Job Management#

DataJuicer provides utilities for monitoring and managing processing jobs.

Processing Snapshot#

Analyze job status from event logs and DAG structure.

# JSON output
python -m data_juicer.utils.job.snapshot /path/to/job_dir

# Human-readable output
python -m data_juicer.utils.job.snapshot /path/to/job_dir --human-readable

Output includes:

  • Job status and progress percentage

  • Partition completion counts

  • Operation metrics

  • Checkpoint coverage

  • Timing information

Resource-Aware Partitioning#

The system automatically optimizes partition sizes based on cluster resources and data characteristics.

partition:
  mode: "auto"
  target_size_mb: 256  # Target partition size (configurable)

The optimizer:

  1. Detects CPU, memory, and GPU resources

  2. Samples data to determine modality and memory usage

  3. Calculates partition size targeting the configured size (default 256MB)

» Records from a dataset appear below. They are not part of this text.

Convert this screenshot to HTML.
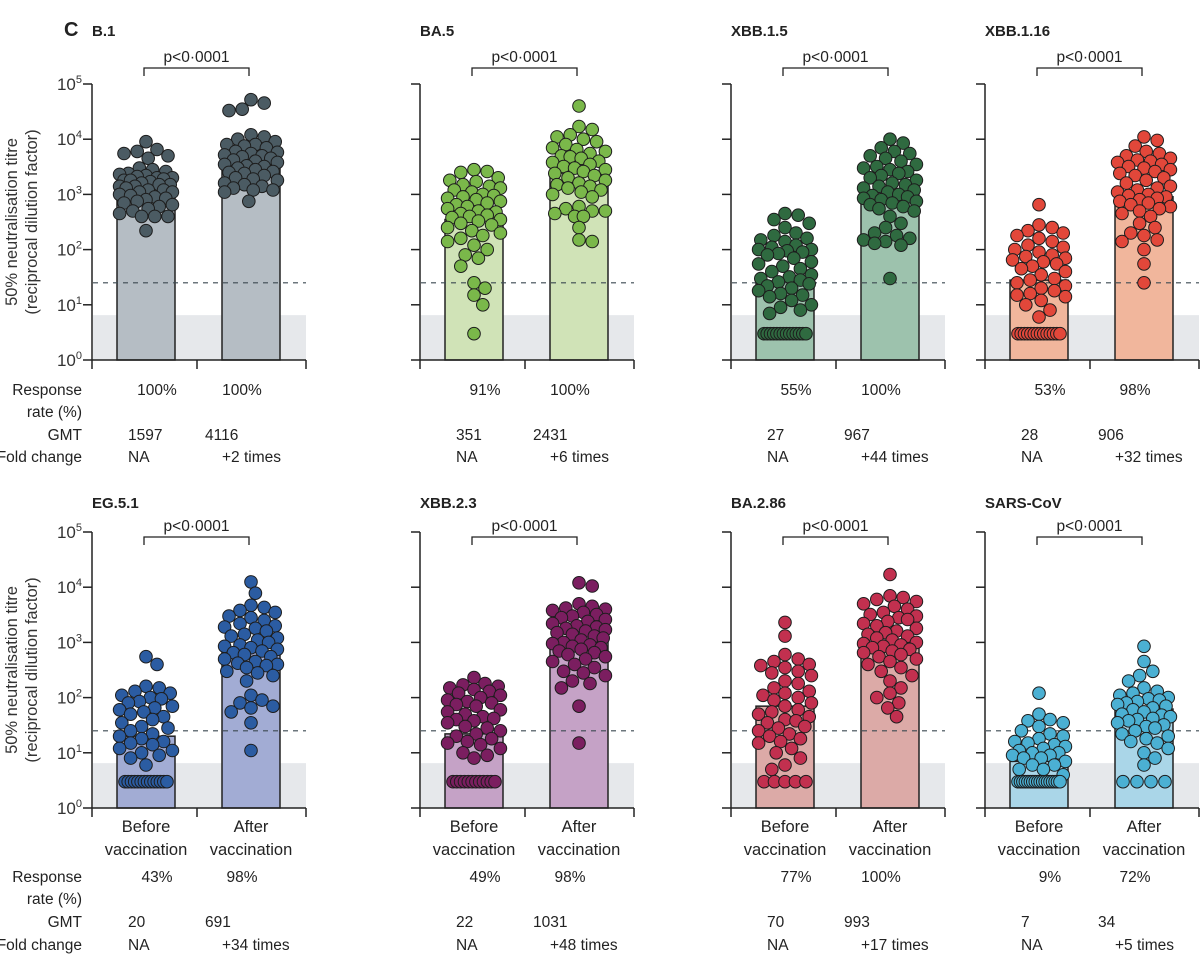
<!DOCTYPE html>
<html><head><meta charset="utf-8"><style>
body{margin:0;background:#fff;}
svg{display:block;font-family:"Liberation Sans",sans-serif;}
</style></head><body>
<svg id="fig" width="1200" height="955" viewBox="0 0 1200 955"></svg>
<script>
const variants=["B.1","BA.5","XBB.1.5","XBB.1.16","EG.5.1","XBB.2.3","BA.2.86","SARS-CoV"];
const responseBefore=["100%","91%","55%","53%","43%","49%","77%","9%"];
const responseAfter=["100%","100%","100%","98%","98%","98%","100%","72%"];
const gmtBefore=[1597,351,27,28,20,22,70,7];
const gmtAfter=[4116,2431,967,906,691,1031,993,34];
const barBefore=[1597,351,27,28,20,22,70,7];
const barAfter=[4116,2431,967,906,691,1031,993,62];
const foldChange=["+2 times","+6 times","+44 times","+32 times","+34 times","+48 times","+17 times","+5 times"];
const tickExp=[0,1,2,3,4,5];
const dotColors=["#4b5b63","#7ab84a","#2f6a40","#e2473a","#2b5ca2","#7b1e60","#c2304f","#4bb0d3"];
const barColors=["#b5bdc4","#d0e3b7","#9dc2ad","#f1b69c","#a2acd4","#c5a2c6","#dcaaa7","#aad6e8"];
const before_B1=[9000,6500,6000,5500,5000,4500,3000,2800,2600,2400,2300,2200,2100,2000,2000,1900,1800,1800,1700,1600,1500,1500,1400,1400,1300,1200,1200,1100,1100,1000,950,900,850,800,750,700,650,600,550,500,450,400,400,400,220];
const after_B1=[52000,45000,35000,33000,12000,11000,10000,9000,8000,8000,7500,7000,6000,5800,5500,5200,5000,4800,4500,4200,4000,3800,3500,3300,3200,3000,2800,2600,2500,2400,2200,2000,1900,1800,1600,1500,1400,1300,1200,1200,1100,750];
const before_BA5=[2800,2600,2500,2000,1800,1700,1500,1400,1300,1200,1100,1000,950,900,850,800,750,700,650,600,550,500,480,450,420,400,380,350,330,300,280,250,220,200,180,160,140,120,100,80,70,50,25,20,15,10,3];
const after_BA5=[40000,17000,15000,12000,11000,10000,9000,8000,7000,6500,6000,5500,5000,4800,4500,4000,3800,3500,3200,3000,2800,2600,2400,2200,2000,1800,1600,1500,1400,1300,1200,1100,1000,900,600,550,500,500,450,400,400,250,150,140];
const before_XBB15=[450,420,350,300,250,200,180,160,150,140,120,110,100,100,95,90,85,80,70,60,55,50,45,40,35,32,30,28,26,24,22,20,18,16,15,14,12,10,9,8,7,3,3,3,3,3,3,3,3,3,3,3,3,3,3];
const after_XBB15=[10000,8500,7000,6000,5500,5000,4500,4000,3500,3200,3000,2800,2600,2400,2200,2000,1800,1600,1500,1400,1300,1200,1100,1000,950,900,850,800,750,700,650,600,550,500,400,300,250,200,180,160,150,140,130,120,30];
const before_XBB116=[650,280,250,220,200,180,160,140,120,110,100,90,80,75,70,65,60,55,50,45,40,35,30,28,25,22,20,18,16,15,14,12,10,8,6,3,3,3,3,3,3,3,3,3,3,3,3,3,3];
const after_XBB116=[11000,9500,7500,6000,5500,5000,4500,4200,4000,3800,3500,3200,3000,2800,2600,2400,2200,2000,1800,1600,1400,1300,1200,1100,1000,950,900,850,800,750,700,650,600,550,500,450,400,300,250,200,180,150,140,100,55,25];
const before_EG51=[550,400,160,150,130,120,110,100,95,85,80,70,65,60,55,50,45,40,35,30,28,25,22,20,18,16,15,14,12,11,10,9,8,6,3,3,3,3,3,3,3,3,3,3,3,3,3,3];
const after_EG51=[12500,7800,4700,4300,3800,3500,3000,2800,2500,2200,2000,1900,1800,1600,1400,1300,1200,1100,1000,900,850,800,750,700,650,600,550,500,450,420,400,380,350,300,280,250,200,110,90,80,70,65,55,35,11];
const before_XBB23=[230,180,170,160,150,140,130,120,110,100,90,85,80,75,70,60,55,50,45,42,40,38,35,30,28,25,22,20,18,16,15,14,12,10,9,8,3,3,3,3,3,3,3,3,3,3,3,3];
const after_XBB23=[12000,10500,5000,4500,4200,4000,3800,3500,3200,3000,2800,2600,2400,2200,2000,1900,1800,1700,1600,1500,1400,1300,1200,1100,1000,950,900,850,800,750,700,650,600,550,500,450,400,350,300,280,250,200,180,150,70,15];
const before_BA286=[2300,1300,600,500,450,400,380,350,300,280,250,200,180,150,130,120,110,100,90,80,70,60,55,50,45,40,38,35,30,28,25,22,20,18,16,15,12,10,8,6,5,3,3,3,3,3];
const after_BA286=[17000,7000,6500,6000,5500,5000,4500,4000,3500,3200,3000,2800,2600,2400,2200,2000,1800,1600,1500,1400,1300,1200,1100,1000,950,900,850,800,750,700,650,600,550,500,450,400,350,300,250,200,150,120,100,80,65,45];
const before_SARS=[120,50,40,38,35,30,25,22,20,18,16,15,14,13,12,11,10,10,9,9,8,8,7,6,6,5,5,4,3,3,3,3,3,3,3,3,3,3,3,3,3,3,3,3,3,3];
const after_SARS=[850,450,300,250,200,150,130,120,110,100,95,90,85,80,75,70,65,60,55,50,48,45,42,40,38,35,32,30,28,25,22,20,18,16,15,12,10,8,6,3,3,3,3];
const beforeSets=[before_B1,before_BA5,before_XBB15,before_XBB116,before_EG51,before_XBB23,before_BA286,before_SARS];
const afterSets=[after_B1,after_BA5,after_XBB15,after_XBB116,after_EG51,after_XBB23,after_BA286,after_SARS];
const detectionLimit=25;
const shadeTop=6.5;

const svg=document.getElementById('fig');
const NS='http://www.w3.org/2000/svg';
function mk(tag,attrs,parent){const e=document.createElementNS(NS,tag);for(const k in attrs)e.setAttribute(k,attrs[k]);(parent||svg).appendChild(e);return e;}
function txt(x,y,s,size,anchor,parent,weight){const t=mk('text',{x:x,y:y,'font-size':size,'text-anchor':anchor||'start',fill:'#222'},parent);if(weight)t.setAttribute('font-weight',weight);t.textContent=s;return t;}

const axisX=[92,420,731,985];
const R=6.3;

function swarm(vals,cx,yf,g,fill){
  const placed=[];
  const low=vals.filter(v=>v<=3), hi=vals.filter(v=>v>3).sort((a,b)=>b-a);
  hi.forEach(v=>{
    const y=yf(v);let best=null,bestScore=-1;
    for(let k=0;k<=14;k++){
      for(const s of (k===0?[0]:[k*2.2,-k*2.2])){
        if(Math.abs(s)>28)continue;
        let md=1e9;placed.forEach(p=>{const d=Math.hypot(p[0]-(cx+s),p[1]-y);if(d<md)md=d;});
        if(md>=2*R*0.95){best=s;bestScore=1e9;break;}
        if(md>bestScore){bestScore=md;best=s;}
      }
      if(bestScore===1e9)break;
    }
    placed.push([cx+best,y]);
  });
  const n=low.length;
  low.forEach((v,i)=>{const s=n>1?-21+42*i/(n-1):0;placed.push([cx+s,yf(v)]);});
  placed.forEach(p=>{
    const c=mk('circle',{cx:p[0].toFixed(1),cy:p[1].toFixed(1),r:R,fill:fill,stroke:'#1d1d1d','stroke-width':1},g);
    
    
  });
}

variants.forEach((name,i)=>{
  const row=Math.floor(i/4), col=i%4;
  const ax=axisX[col];
  const y0=row?808:360, y5=row?532:84;
  const dec=(y0-y5)/5;
  const yf=v=>y0-dec*Math.log10(v);
  const g=mk('g',{});
  
  
  const right=ax+214;
  const sh=mk('rect',{x:ax+1,y:yf(shadeTop),width:right-ax-1,height:y0-yf(shadeTop),fill:'#e6e8eb'},g);
  
  
  const bc=[ax+54,ax+159];
  [barBefore[i],barAfter[i]].forEach((v,j)=>{
    const b=mk('rect',{x:bc[j]-29,y:yf(v),width:58,height:y0-yf(v),fill:barColors[i],stroke:'#222','stroke-width':1.5},g);
    
    
  });
  const dl=mk('line',{x1:ax+1,x2:right,y1:yf(detectionLimit),y2:yf(detectionLimit),stroke:'#3c4a52','stroke-width':1.2,'stroke-dasharray':'5,5'},g);
  
  
  swarm(beforeSets[i],bc[0],yf,g,dotColors[i]);
  swarm(afterSets[i],bc[1],yf,g,dotColors[i]);
  mk('line',{x1:ax,x2:ax,y1:y5,y2:y0,stroke:'#222','stroke-width':1.5},g);
  mk('line',{x1:ax,x2:right,y1:y0,y2:y0,stroke:'#222','stroke-width':1.5},g);
  [ax,ax+105,right].forEach(x=>mk('line',{x1:x,x2:x,y1:y0,y2:y0+9,stroke:'#222','stroke-width':1.5},g));
  tickExp.forEach(e=>{
    const y=y0-dec*e;
    mk('line',{x1:ax-9,x2:ax,y1:y,y2:y,stroke:'#222','stroke-width':1.5},g);
    if(col===0){
      const t=mk('text',{x:ax-10,y:y+6,'font-size':17,'text-anchor':'end',fill:'#333'},g);
      
      
      t.textContent='10';
      const s=mk('tspan',{dy:-7,'font-size':11},t);s.textContent=e;
    }
  });
  const tt=txt(ax,row?508:36,name,15,'start',g,'bold');
  
  
  const by=row?537:68;
  mk('path',{d:`M${bc[0]-2},${by+8}V${by}H${bc[1]-2}V${by+8}`,fill:'none',stroke:'#222','stroke-width':1.3},g);
  const pt=txt((bc[0]+bc[1])/2-2,by-6,'p<0·0001',15.5,'middle',g);
  
  
  if(row){
    txt(bc[0],832,'Before',16.5,'middle',g);txt(bc[0],855,'vaccination',16.5,'middle',g);
    txt(bc[1],832,'After',16.5,'middle',g);txt(bc[1],855,'vaccination',16.5,'middle',g);
  }
  const ry=row?[882,927,950]:[395,440,462];
  txt(ax+65,ry[0],responseBefore[i],15.5,'middle',g);
  txt(ax+150,ry[0],responseAfter[i],15.5,'middle',g);
  txt(ax+36,ry[1],String(gmtBefore[i]),15.5,'start',g);
  txt(ax+113,ry[1],String(gmtAfter[i]),15.5,'start',g);
  txt(ax+36,ry[2],'NA',15.5,'start',g);
  txt(ax+130,ry[2],foldChange[i],15.5,'start',g);
  if(col===0){
    txt(82,ry[0],'Response',15.5,'end',g);
    txt(82,ry[0]+22,'rate (%)',15.5,'end',g);
    txt(82,ry[1],'GMT',15.5,'end',g);
    txt(82,ry[2],'Fold change',15.5,'end',g);
    const cy=(y0+y5)/2;
    const a=mk('text',{x:0,y:0,'font-size':16.5,'text-anchor':'middle',fill:'#333',transform:`translate(17,${cy}) rotate(-90)`},g);
    
    
    a.textContent='50% neutralisation titre';
    const b=mk('text',{x:0,y:0,'font-size':16.5,'text-anchor':'middle',fill:'#333',transform:`translate(37,${cy}) rotate(-90)`},g);
    
    
    b.textContent='(reciprocal dilution factor)';
  }
});
const c=txt(64,36,'C',20,'start',null,'bold');


</script>
</body></html>
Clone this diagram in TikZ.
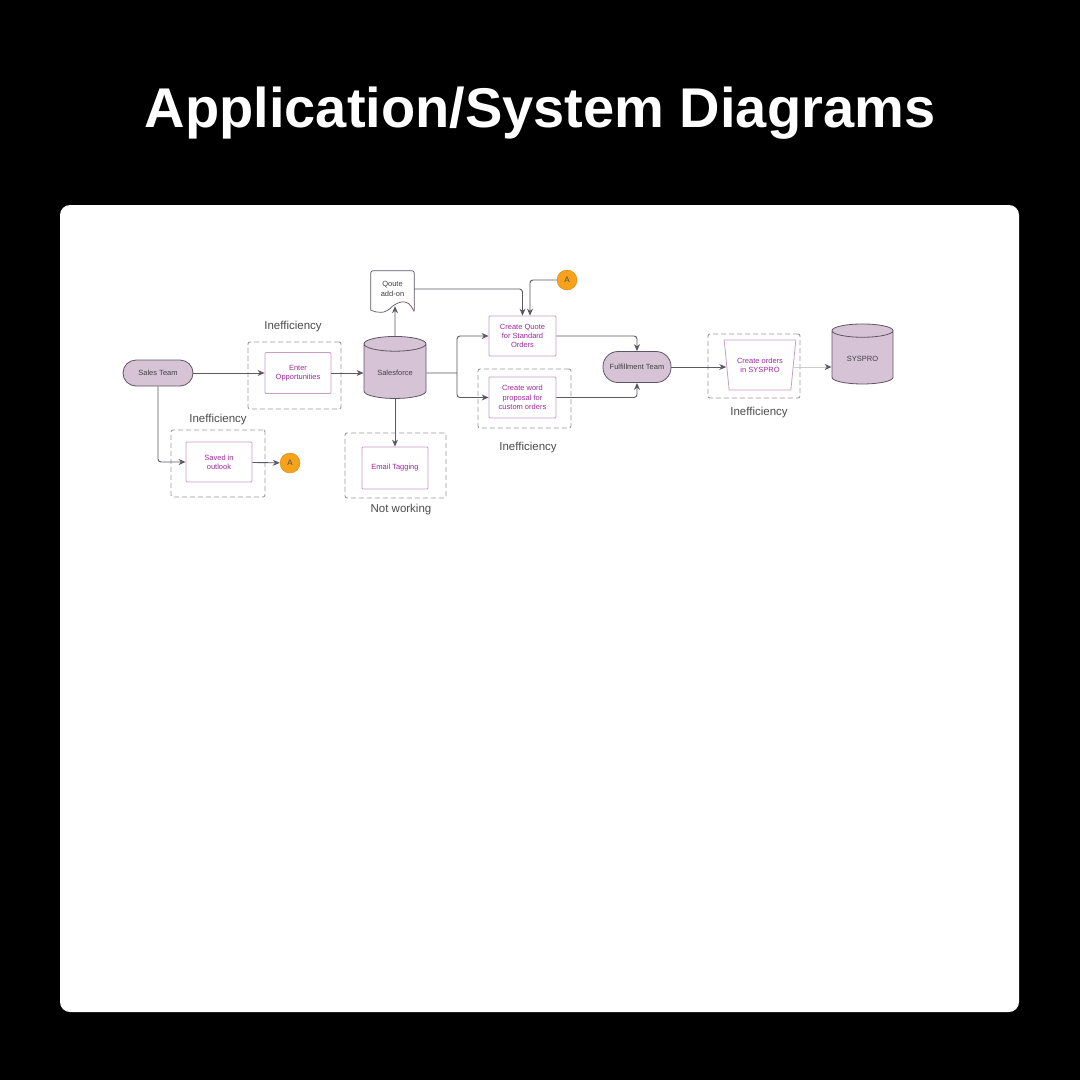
\documentclass[tikz,border=0pt]{standalone}
\usepackage{fontspec}
\setmainfont{Liberation Sans}
\usetikzlibrary{positioning,arrows.meta,calc,shapes.geometric}
\definecolor{dbfill}{HTML}{D6C4D6}
\definecolor{dbline}{HTML}{5E5566}
\definecolor{stepline}{HTML}{C99DC9}
\definecolor{steptext}{HTML}{9C2A9C}
\definecolor{flowline}{HTML}{5A5A64}
\definecolor{zoneline}{HTML}{9A9A9A}
\definecolor{marker}{HTML}{F7A21B}

\begin{document}
\begin{tikzpicture}[x=1pt,y=-1pt,>={Stealth[length=7pt,width=6pt]},
  team/.style={draw=dbline,fill=dbfill,rounded corners=13pt,line width=0.8pt,minimum height=26pt,font=\fontsize{7.5}{8}\selectfont,text=black!75},
  task/.style={draw=stepline,fill=white,line width=0.8pt,rounded corners=1pt,minimum width=66pt,minimum height=41pt,align=center,font=\fontsize{7.5}{9.3}\selectfont,text=steptext},
  zone/.style={draw=zoneline,dash pattern=on 5pt off 3pt,line width=0.9pt,rounded corners=2pt},
  db/.style={cylinder,shape border rotate=90,aspect=0.35,draw=dbline,fill=dbfill,line width=0.8pt,font=\fontsize{7.5}{8}\selectfont,text=black!75},
  tag/.style={font=\fontsize{11.5}{13}\selectfont,text=black!70},
  marker/.style={circle,draw=marker!85!black,fill=marker,minimum size=20pt,inner sep=0pt,font=\fontsize{8}{8}\selectfont,text=black!70},
  flow/.style={->,draw=flowline,line width=0.9pt,rounded corners=3pt}]
\useasboundingbox (0,0) rectangle (1080,1080);
\fill[black] (0,0) rectangle (1080,1080);
\fill[white,rounded corners=10pt] (60,205) rectangle (1019,1012);
\node[text=white,font=\bfseries\fontsize{56}{60}\selectfont,anchor=base] (title) at (540,127) {Application/System Diagrams};

\node[zone,minimum width=93pt,minimum height=67pt] (z1) at (294.5,375.5) {};
\node[zone,minimum width=94pt,minimum height=67pt] (z4) at (218,463.5) {};
\node[zone,minimum width=101pt,minimum height=65pt] (z5) at (395.5,465.5) {};
\node[zone,minimum width=93pt,minimum height=59pt] (z2) at (524.5,398.5) {};
\node[zone,minimum width=92pt,minimum height=64pt] (z3) at (754,366) {};
\node[tag] (t1) at (293,327) {Inefficiency};
\node[tag] (t4) at (218,420) {Inefficiency};
\node[tag] (t2) at (528,448) {Inefficiency};
\node[tag] (t3) at (759,413) {Inefficiency};
\node[tag] (t5) at (401,510) {Not working};

\node[team,minimum width=70pt] (sales) at (158,373) {Sales Team};
\node[task] (enter) at (298,373) {Enter\\Opportunities};
\node[task,minimum height=40pt] (saved) at (219,462) {Saved in\\outlook};
\node[task,minimum height=42pt] (email) at (395,468) {Email Tagging};
\node[db,minimum width=62pt,minimum height=62pt] (sf) at (395,373) {Salesforce};
\node[task,minimum width=67pt,minimum height=40pt] (quote) at (522.5,336) {Create Quote\\for Standard\\Orders};
\node[task,minimum width=67pt,minimum height=41pt] (word) at (522.5,397.5) {Create word\\proposal for\\custom orders};
\node[team,minimum width=68pt,minimum height=31pt,rounded corners=15pt] (ful) at (637,367) {Fulfillment Team};
\node[trapezium,shape border rotate=180,trapezium stretches=true,trapezium left angle=76,trapezium right angle=76,minimum width=72pt,minimum height=50pt,inner sep=0pt,draw=stepline,fill=white,line width=0.8pt,align=center,font=\fontsize{7.5}{9.3}\selectfont,text=steptext] (trap) at (760,365) {Create orders\\in SYSPRO};
\node[db,minimum width=61pt,minimum height=60pt] (sys) at (862.5,359) {SYSPRO};
\node[marker] (a1) at (290,463) {A};
\node[marker] (a2) at (567,280) {A};

\node[minimum width=43pt,minimum height=36pt,inner sep=0pt] (q) at (392.5,289) {};
\draw[draw=dbline,fill=white,line width=0.7pt,rounded corners=2pt] ($(q.south west)+(0,3)$) -- (q.north west) -- (q.north east) -- ($(q.south east)+(0,5)$) [sharp corners] .. controls ($(q.south east)+(-6,-9)$) and ($(q.south)+(7,-6)$) .. ($(q.south)+(0,-1)$) .. controls ($(q.south)+(-7,7)$) and ($(q.south west)+(7,6)$) .. ($(q.south west)+(0,3)$);
\node[align=center,font=\fontsize{7.5}{9.3}\selectfont,text=black!75] (qtext) at (q) {Qoute\\add-on};
\coordinate (qb) at ($(q.south)+(2.5,-1)$);
\coordinate (split) at (457,373);

\draw[flow] (sales) -- (enter);
\draw[flow] (enter) -- (sf);
\draw[flow] (sales.south) |- (saved.west);
\draw[flow] (saved) -- (a1);
\draw[flow] (sf) -- (email);
\draw[flow] (sf) -- (qb);
\draw[flow,-] (sf.east) -- (split);
\draw[flow] (split) |- (quote.west);
\draw[flow] (split) |- (word.west);
\draw[flow] (q.east) -| (quote.north);
\draw[flow] (a2.west) -| ([xshift=7.5pt]quote.north);
\draw[flow] (quote.east) -| (ful.north);
\draw[flow] (word.east) -| (ful.south);
\draw[flow] (ful.east) -- (ful.east -| trap.west);
\draw[flow,draw=gray!40,-{Stealth[length=7pt,width=6pt,color=flowline]}] (ful.east -| trap.east) -- (ful.east -| sys.west);
\end{tikzpicture}
\end{document}
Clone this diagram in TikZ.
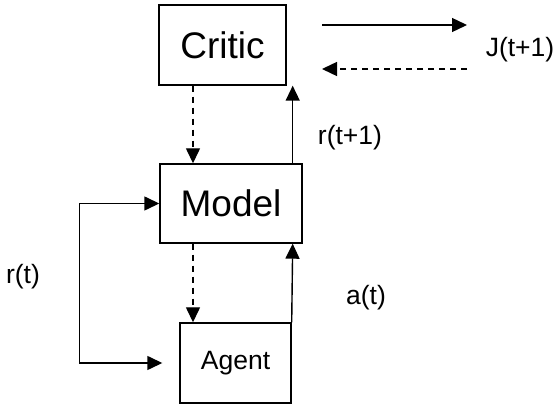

  4. Determines optimal worker count

Logging#

Logs are organized per job with rotation and retention:

{job_dir}/
├── events_{timestamp}.jsonl   # Machine-readable events
├── logs/
│   ├── log.txt                # Main log
│   ├── log_DEBUG.txt          # Debug logs
│   ├── log_ERROR.txt          # Error logs
│   └── log_WARNING.txt        # Warning logs
└── job_summary.json           # Summary (on completion)

Configure logging:

from data_juicer.utils.logger_utils import setup_logger

setup_logger(
    save_dir="./outputs",
    filename="log.txt",
    max_log_size_mb=100,
    backup_count=5
)

API Reference#

ProcessingSnapshotAnalyzer#

from data_juicer.utils.job.snapshot import ProcessingSnapshotAnalyzer

analyzer = ProcessingSnapshotAnalyzer(job_dir)
snapshot = analyzer.generate_snapshot()
json_data = analyzer.to_json_dict(snapshot)

ResourceDetector#

from data_juicer.core.executor.partition_size_optimizer import ResourceDetector

local = ResourceDetector.detect_local_resources()
cluster = ResourceDetector.detect_ray_cluster()
workers = ResourceDetector.calculate_optimal_worker_count()

PartitionSizeOptimizer#

from data_juicer.core.executor.partition_size_optimizer import PartitionSizeOptimizer

optimizer = PartitionSizeOptimizer(cfg)
recommendations = optimizer.get_partition_recommendations(dataset, pipeline)

Troubleshooting#

Check job status:

python -m data_juicer.utils.job.snapshot /path/to/job

Analyze events:

cat /path/to/job/events_*.jsonl | head -20

Check resources:

from data_juicer.core.executor.partition_size_optimizer import ResourceDetector
print(ResourceDetector.detect_local_resources())